Expanded Unemployment Benefits
If you have filed to collect unemployment benefits, the federal government will add $600 to your weekly benefit for up to four months. If your state requires that you wait one week before collecting unemployment benefits, the federal government will replace the state benefits you lost in that week. The CARES Act allows those who have exhausted their unemployment benefits to can claim benefits for another 13 weeks.
One other notable aspect of the Act is that unemployment benefits are made available to many self-employed individuals. This group, which typically doesn’t qualify for unemployment benefits, is considered eligible for up to 39 weeks of coverage.
Help for Businesses
Paycheck Protection Program for Small Businesses
The Paycheck Protection Program is a federal loan program that can help eligible small and medium-sized businesses impacted by the coronavirus. The loan is an SBA 7(a) loan and can assist with covering costs related to payroll (including healthcare), mortgage/debt interest, rent, utilities and more.
The SBA is no longer accepting new loan applications for PPP. Visit U.S. Bank Paycheck Protection Program for the most up-to-date information.

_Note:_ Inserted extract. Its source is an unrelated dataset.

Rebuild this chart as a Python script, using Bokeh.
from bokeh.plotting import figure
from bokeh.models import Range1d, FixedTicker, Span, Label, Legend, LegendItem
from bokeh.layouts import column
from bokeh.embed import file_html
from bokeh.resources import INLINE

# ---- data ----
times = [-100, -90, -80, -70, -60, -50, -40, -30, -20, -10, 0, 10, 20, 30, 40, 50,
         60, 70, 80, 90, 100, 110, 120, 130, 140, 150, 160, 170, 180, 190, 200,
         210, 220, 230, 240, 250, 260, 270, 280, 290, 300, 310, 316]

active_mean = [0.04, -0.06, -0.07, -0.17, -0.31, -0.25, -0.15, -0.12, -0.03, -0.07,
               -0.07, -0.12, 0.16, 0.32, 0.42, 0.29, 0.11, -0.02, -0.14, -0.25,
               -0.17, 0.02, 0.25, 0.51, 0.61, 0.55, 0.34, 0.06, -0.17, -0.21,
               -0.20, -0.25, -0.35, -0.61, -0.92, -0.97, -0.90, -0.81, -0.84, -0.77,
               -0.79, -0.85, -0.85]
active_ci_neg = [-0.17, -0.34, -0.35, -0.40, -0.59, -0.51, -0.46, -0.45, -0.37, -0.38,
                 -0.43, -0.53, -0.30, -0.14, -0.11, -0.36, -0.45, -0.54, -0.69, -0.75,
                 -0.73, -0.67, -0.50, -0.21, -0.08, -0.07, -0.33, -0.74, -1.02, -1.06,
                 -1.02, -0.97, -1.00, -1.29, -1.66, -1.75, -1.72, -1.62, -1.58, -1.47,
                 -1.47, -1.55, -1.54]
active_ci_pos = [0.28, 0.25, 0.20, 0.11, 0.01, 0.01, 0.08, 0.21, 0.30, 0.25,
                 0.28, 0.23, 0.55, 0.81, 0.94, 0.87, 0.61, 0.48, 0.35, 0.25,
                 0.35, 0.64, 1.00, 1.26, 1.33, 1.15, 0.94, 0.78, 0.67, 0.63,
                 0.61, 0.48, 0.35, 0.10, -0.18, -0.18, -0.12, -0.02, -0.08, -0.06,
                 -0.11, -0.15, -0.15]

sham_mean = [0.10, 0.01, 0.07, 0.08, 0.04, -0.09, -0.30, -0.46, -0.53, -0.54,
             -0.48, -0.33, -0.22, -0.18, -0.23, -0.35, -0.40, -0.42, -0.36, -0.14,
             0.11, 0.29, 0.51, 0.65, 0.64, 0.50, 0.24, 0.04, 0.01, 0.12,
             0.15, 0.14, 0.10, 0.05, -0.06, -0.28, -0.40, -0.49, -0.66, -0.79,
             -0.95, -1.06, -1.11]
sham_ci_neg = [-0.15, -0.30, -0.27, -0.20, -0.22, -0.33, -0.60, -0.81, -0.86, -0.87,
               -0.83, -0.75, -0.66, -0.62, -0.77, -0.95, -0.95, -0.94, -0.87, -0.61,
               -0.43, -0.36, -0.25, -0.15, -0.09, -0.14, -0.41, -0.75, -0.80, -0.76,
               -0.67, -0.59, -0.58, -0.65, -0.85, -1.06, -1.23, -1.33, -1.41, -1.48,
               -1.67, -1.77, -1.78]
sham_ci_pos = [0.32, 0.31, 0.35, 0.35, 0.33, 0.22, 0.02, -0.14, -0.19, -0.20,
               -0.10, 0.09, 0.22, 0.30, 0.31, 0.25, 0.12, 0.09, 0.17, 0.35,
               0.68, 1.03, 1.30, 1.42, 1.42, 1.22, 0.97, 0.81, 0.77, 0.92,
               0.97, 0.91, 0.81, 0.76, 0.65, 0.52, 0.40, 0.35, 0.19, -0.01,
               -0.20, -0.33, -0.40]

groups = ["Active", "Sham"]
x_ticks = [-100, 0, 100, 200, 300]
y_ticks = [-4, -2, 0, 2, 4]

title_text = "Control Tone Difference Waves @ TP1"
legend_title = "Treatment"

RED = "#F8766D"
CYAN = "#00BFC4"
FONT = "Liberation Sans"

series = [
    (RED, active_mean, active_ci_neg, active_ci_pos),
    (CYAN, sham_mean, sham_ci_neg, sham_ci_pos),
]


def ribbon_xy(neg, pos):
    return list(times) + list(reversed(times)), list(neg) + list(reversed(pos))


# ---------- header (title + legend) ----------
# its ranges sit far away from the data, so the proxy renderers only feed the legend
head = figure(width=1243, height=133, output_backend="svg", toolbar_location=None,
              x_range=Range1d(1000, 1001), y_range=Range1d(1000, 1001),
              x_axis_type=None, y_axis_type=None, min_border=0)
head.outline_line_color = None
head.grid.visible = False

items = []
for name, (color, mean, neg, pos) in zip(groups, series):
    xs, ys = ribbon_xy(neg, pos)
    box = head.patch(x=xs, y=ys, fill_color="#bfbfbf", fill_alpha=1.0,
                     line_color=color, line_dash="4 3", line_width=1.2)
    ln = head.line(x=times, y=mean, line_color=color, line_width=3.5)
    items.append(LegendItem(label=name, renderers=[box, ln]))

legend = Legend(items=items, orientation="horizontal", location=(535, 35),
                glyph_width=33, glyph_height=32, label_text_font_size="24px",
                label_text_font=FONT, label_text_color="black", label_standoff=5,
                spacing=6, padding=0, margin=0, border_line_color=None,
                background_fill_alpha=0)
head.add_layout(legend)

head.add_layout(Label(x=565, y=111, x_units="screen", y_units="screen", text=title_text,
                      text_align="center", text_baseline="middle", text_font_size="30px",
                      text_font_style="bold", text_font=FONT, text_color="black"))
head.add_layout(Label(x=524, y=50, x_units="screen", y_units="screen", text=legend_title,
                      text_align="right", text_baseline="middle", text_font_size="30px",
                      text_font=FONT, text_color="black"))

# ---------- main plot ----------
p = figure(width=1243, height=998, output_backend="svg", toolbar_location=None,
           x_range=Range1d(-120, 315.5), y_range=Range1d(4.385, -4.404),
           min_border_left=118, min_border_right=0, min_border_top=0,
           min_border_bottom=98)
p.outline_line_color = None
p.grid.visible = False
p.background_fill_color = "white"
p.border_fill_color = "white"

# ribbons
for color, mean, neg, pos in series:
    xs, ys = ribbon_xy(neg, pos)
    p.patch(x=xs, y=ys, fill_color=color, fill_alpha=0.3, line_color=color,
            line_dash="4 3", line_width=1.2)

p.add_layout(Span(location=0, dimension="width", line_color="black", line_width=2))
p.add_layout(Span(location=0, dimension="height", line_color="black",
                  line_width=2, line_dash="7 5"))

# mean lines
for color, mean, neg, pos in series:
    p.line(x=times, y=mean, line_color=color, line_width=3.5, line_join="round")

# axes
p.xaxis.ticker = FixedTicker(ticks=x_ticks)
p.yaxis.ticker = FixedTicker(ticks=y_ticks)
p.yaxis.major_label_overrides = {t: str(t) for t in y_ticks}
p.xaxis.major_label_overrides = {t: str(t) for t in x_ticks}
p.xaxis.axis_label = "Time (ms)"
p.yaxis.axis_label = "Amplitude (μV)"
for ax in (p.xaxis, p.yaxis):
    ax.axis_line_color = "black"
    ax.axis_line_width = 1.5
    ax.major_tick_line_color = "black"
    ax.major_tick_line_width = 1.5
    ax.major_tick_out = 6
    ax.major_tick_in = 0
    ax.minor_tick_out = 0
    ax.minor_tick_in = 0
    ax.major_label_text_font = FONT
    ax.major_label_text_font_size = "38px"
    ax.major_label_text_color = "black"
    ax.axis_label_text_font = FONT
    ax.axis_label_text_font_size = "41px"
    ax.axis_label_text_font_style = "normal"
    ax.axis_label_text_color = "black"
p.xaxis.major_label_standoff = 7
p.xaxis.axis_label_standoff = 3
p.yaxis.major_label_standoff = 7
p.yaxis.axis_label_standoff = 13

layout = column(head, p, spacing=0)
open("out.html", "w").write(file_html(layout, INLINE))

Payroll Tax Deferral/Credit for Businesses
Payroll taxes due from employers can be deferred throughout 2020. Fifty percent of that total must be paid by December 31, 2021 and the remainder by December 31, 2022. This payroll tax deferral also applies to self-employed individuals, who may defer 50 percent of the self-employment taxes due in 2020. Repayment of 50 percent must occur by the end of 2021 and the remainder by the end of 2022.
There is also an employee retention credit for businesses that are at least partially suspended due to government restriction. There is some complexity in determining if a business qualifies and what the credit will be, so be sure to consult a tax professional.

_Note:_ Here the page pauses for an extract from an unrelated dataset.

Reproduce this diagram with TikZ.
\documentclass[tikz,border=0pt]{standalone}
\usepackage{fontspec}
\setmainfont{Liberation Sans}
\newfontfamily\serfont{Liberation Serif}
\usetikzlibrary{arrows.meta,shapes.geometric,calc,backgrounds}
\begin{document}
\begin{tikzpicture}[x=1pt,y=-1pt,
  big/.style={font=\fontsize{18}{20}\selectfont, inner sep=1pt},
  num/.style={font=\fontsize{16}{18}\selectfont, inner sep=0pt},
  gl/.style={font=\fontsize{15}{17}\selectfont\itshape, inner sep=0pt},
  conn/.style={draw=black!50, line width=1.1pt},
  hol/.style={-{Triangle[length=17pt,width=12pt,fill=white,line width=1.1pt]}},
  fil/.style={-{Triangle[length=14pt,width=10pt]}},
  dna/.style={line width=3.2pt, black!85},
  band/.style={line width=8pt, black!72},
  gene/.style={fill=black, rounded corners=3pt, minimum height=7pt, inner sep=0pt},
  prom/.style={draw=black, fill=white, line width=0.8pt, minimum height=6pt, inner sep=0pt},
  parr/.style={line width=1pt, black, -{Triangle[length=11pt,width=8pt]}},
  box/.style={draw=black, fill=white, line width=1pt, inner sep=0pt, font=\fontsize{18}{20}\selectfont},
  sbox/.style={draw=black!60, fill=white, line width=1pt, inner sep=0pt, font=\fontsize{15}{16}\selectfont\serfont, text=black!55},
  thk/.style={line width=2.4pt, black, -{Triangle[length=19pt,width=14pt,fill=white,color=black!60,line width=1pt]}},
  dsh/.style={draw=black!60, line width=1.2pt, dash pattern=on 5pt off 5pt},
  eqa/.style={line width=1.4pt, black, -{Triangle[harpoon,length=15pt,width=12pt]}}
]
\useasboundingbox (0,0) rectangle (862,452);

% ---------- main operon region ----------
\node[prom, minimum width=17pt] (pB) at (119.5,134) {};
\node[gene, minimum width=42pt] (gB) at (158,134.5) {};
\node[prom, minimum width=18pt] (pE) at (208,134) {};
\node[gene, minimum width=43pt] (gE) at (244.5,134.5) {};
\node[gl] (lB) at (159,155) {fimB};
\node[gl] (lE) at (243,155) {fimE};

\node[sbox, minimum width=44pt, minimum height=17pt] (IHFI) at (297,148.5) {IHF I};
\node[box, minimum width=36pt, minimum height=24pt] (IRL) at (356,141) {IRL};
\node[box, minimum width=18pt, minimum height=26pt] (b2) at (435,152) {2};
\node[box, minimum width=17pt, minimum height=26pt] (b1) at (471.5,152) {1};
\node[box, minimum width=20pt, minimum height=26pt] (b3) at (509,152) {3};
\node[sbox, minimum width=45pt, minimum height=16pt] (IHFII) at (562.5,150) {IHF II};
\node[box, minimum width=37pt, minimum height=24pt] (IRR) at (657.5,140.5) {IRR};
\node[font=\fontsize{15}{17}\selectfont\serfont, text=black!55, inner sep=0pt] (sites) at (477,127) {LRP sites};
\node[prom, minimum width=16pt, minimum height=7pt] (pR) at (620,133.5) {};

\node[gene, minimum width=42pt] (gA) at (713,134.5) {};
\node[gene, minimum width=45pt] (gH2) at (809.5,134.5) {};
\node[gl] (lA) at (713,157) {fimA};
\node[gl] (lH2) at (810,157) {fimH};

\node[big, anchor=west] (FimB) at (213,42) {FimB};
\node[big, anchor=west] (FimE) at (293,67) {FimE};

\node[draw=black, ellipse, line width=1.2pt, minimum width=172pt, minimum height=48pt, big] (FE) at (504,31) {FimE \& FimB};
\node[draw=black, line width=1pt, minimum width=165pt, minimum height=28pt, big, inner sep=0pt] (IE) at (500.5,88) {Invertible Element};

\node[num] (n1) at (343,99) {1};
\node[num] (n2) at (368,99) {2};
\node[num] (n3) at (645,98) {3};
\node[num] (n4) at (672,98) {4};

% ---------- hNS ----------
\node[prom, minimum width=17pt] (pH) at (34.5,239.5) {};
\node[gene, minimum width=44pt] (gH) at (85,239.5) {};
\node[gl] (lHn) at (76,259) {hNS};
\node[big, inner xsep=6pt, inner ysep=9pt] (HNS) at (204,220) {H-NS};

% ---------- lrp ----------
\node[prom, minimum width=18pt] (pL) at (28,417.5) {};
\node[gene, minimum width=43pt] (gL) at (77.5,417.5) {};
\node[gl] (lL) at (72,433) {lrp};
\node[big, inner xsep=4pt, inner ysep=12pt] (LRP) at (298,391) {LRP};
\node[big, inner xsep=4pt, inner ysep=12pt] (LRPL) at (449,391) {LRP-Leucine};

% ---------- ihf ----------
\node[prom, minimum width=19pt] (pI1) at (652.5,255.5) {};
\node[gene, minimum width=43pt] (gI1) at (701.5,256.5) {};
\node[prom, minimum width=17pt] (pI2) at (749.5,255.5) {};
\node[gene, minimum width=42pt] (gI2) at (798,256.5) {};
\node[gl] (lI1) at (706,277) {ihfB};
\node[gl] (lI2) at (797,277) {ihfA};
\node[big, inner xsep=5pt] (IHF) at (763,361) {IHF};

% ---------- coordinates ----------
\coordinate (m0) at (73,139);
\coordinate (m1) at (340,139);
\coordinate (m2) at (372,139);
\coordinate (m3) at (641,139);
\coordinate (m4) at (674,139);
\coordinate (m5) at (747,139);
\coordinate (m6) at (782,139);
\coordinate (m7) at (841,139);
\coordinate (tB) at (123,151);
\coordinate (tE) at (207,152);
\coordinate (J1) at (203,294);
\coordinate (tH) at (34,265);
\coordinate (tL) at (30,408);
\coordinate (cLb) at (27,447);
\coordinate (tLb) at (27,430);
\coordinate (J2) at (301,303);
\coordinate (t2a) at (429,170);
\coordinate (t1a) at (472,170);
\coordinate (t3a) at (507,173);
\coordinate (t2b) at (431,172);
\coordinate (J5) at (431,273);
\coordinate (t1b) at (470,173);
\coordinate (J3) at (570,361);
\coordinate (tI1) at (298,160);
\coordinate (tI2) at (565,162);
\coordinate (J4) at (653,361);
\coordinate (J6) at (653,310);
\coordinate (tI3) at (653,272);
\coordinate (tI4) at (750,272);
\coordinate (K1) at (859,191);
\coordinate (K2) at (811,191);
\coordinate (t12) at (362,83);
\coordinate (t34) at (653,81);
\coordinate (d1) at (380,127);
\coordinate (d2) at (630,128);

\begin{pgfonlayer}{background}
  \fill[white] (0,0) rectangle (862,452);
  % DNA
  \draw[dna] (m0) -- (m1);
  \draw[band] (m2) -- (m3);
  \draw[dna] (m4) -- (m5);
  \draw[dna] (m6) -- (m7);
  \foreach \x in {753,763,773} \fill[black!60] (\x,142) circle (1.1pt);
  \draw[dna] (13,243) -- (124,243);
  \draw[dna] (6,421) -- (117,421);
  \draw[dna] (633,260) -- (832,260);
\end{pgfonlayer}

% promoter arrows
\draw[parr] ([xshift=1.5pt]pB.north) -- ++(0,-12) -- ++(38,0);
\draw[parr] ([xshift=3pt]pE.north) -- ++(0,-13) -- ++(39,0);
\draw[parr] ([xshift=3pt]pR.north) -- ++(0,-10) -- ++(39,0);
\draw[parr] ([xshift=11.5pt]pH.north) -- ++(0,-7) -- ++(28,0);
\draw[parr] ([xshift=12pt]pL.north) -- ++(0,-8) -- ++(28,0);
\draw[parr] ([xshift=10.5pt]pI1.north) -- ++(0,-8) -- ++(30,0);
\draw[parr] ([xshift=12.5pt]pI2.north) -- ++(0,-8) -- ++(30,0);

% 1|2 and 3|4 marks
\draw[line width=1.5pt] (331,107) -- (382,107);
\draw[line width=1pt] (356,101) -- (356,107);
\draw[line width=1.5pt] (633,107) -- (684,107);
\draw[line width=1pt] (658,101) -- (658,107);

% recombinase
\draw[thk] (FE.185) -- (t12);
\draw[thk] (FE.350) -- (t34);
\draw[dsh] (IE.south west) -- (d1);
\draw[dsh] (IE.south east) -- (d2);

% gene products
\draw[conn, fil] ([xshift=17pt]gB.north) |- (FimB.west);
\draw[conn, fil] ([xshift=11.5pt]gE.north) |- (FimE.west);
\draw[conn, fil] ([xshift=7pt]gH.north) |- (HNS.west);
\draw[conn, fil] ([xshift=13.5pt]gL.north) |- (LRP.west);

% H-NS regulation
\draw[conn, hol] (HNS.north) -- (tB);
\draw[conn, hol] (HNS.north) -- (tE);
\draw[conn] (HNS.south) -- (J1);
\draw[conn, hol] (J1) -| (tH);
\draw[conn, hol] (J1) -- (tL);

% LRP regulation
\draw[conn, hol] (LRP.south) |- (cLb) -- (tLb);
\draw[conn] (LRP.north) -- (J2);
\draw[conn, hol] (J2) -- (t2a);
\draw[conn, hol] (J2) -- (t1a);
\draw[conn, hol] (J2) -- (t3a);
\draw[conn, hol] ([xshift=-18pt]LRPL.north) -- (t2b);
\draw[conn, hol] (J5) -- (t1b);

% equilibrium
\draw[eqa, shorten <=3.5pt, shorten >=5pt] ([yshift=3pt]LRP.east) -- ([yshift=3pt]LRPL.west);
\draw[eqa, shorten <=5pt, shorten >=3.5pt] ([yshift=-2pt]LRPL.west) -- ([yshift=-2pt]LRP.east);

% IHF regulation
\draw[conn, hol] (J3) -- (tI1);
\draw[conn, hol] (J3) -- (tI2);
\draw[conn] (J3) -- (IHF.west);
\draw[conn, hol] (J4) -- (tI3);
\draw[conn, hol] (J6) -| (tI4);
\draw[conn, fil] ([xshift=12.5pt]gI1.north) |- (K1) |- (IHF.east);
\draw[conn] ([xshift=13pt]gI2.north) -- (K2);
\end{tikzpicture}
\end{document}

Relief for Student Loan Borrowers
All student loan payments are deferred until September 30, 2020. The borrower is required to notify the loan provider of the intention to pause payments as provided under the CARES Act. Additional benefits exist for borrowers and grant recipients. Check with your loan provider or school for more information.
Rules Related to Tax-Deductible Charitable Contributions
The vast majority of tax filers choose a standard deduction rather than the option of itemizing deductions. However, this means that for most people, charitable contributions are no longer deductible. In 2020, those choosing to file taxes using standard deductions will be able to claim a maximum deduction of $300 for qualifying charitable contributions. These “above the line” deductions must be made in cash. The tax savings is limited, but it’s a way to reduce your overall tax liability for 2020.

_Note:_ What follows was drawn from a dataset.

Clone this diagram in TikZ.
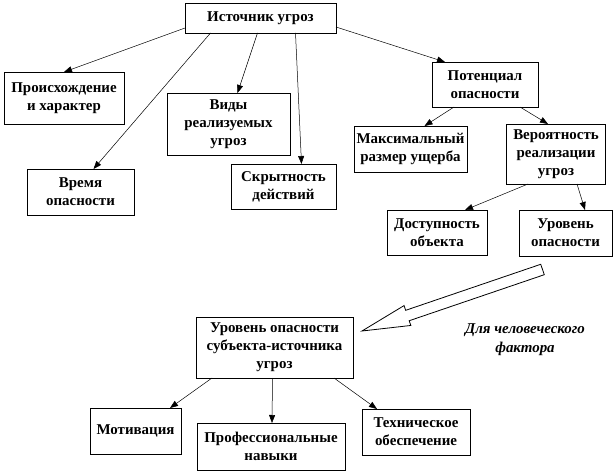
\documentclass[tikz,border=0pt]{standalone}
\usepackage{fontspec}
\setmainfont{Liberation Serif}
\usepackage{tikz}
\usetikzlibrary{calc,arrows.meta}
\newcommand\boxfont{\fontsize{15}{18}\selectfont\bfseries}
\tikzset{
  box/.style     = {draw, line width=0.8bp, align=center, font=\boxfont,
                    inner sep=1bp, outer sep=0pt},
  link/.style    = {-{Triangle[length=8bp,width=6bp]}, line width=0.5bp},
  bigarrow/.style = {draw, line width=0.8bp, fill=white, line join=miter},
  note/.style    = {align=center, font=\fontsize{15}{19}\selectfont\bfseries\itshape},
}

\begin{document}
\begin{tikzpicture}[x=1bp, y=-1bp]
  \useasboundingbox (0,0) rectangle (616,472);
  \node[box, minimum width=151bp, minimum height=30bp] (src)   at (260.5,18)  {Источник угроз};
  \node[box, minimum width=120bp, minimum height=52bp] (orig)  at (64,98)     {Происхождение\\и характер};
  \node[box, minimum width=123bp, minimum height=62bp] (kinds) at (228.5,124) {Виды\\реализуемых\\угроз};
  \node[box, minimum width=107bp, minimum height=46bp] (time)  at (80.5,192)  {Время\\опасности};
  \node[box, minimum width=105bp, minimum height=45bp] (hide)  at (283.5,186.5) {Скрытность\\действий};
  \node[box, minimum width=106bp, minimum height=45bp] (pot)   at (485,84.5)  {Потенциал\\опасности};
  \node[box, minimum width=113bp, minimum height=46bp] (maxd)  at (410.5,149) {Максимальный\\размер ущерба};
  \node[box, minimum width=99bp,  minimum height=60bp] (prob)  at (556,154)   {Вероятность\\реализации\\угроз};
  \node[box, minimum width=100bp, minimum height=45bp] (acc)   at (437,232.5) {Доступность\\объекта};
  \node[box, minimum width=93bp,  minimum height=46bp] (lvl)   at (565.5,233) {Уровень\\опасности};
  \node[box, minimum width=157bp, minimum height=61bp] (subj)  at (274.5,347.5) {Уровень опасности\\субъекта-источника\\угроз};
  \node[box, minimum width=91bp,  minimum height=46bp] (motiv) at (135.5,431) {Мотивация};
  \node[box, minimum width=148bp, minimum height=47bp] (prof)  at (271,446.5) {Профессиональные\\навыки};
  \node[box, minimum width=108bp, minimum height=46bp] (tech)  at (416,432)   {Техническое\\обеспечение};
  \node[note] (human) at (525,340) {Для человеческого\\фактора};

  % source of threats
  \draw[link] ([yshift=-10bp]src.west) to (orig.north);
  \draw[link] ([xshift=-50bp]src.south) to ([xshift=13bp]time.north);
  \draw[link] ([xshift=-3bp]src.south) to ([xshift=9bp]kinds.north);
  \draw[link] ([xshift=35bp]src.south) to ([xshift=18bp]hide.north);
  \draw[link] ([yshift=-9bp]src.east) to ([xshift=-40bp]pot.north);
  % potential
  \draw[link] ([xshift=-31bp]pot.south) to ([xshift=14bp]maxd.north);
  \draw[link] ([xshift=35bp]pot.south) to ([xshift=-8bp]prob.north);
  \draw[link] ([xshift=-28bp]prob.south) to ([xshift=28bp]acc.north);
  \draw[link] ([xshift=21bp]prob.south) to ([xshift=19.5bp]lvl.north);
  % subject
  \draw[link] ([xshift=-62.5bp]subj.south) to ([xshift=34.5bp]motiv.north);
  \draw[link] ([xshift=-2bp]subj.south) to ([xshift=1bp]prof.north);
  \draw[link] ([xshift=59.5bp]subj.south) to ([xshift=-39bp]tech.north);

  % hollow arrow
  \coordinate (btail) at (542.5,269.5);
  \coordinate (btip)  at (362,331);
  \coordinate (bhead) at ($(btip)!48bp!(btail)$);
  \draw[bigarrow] ($(btail)!5.5bp!90:(btip)$) -- ($(bhead)!5.5bp!90:(btip)$)
    -- ($(bhead)!10.5bp!90:(btip)$) -- (btip) -- ($(bhead)!10.5bp!-90:(btip)$)
    -- ($(bhead)!5.5bp!-90:(btip)$) -- ($(btail)!5.5bp!-90:(btip)$) -- cycle;
\end{tikzpicture}
\end{document}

For those who do itemize deductions on their 2020 return, the CARES Act eliminates rules that limited your qualified charitable contributions to no more than 60 percent of your Adjusted Gross Income (AGI). In 2020, you can deduct charitable contributions equal to as much as 100 percent of AGI. Consult your tax advisor for details and specific rules about what constitutes qualified contributions.
Similarly, for corporations, the limits on qualified charitable contributions has been increased from 10 percent currently to 25 percent of modified taxable income for 2020.
Donations to donor advised funds, supporting organizations or certain private foundations do not qualify.
Make smart choices for today and the long run
It’s a good idea to talk to your financial professional and tax advisor to find out how the CARES Act may affect you. You’ll want to carefully assess your options before deciding if and how to take advantage of the opportunities available to meet your current financial needs. Choices you make should be consistent with the intent of keeping your long-term financial plan on track.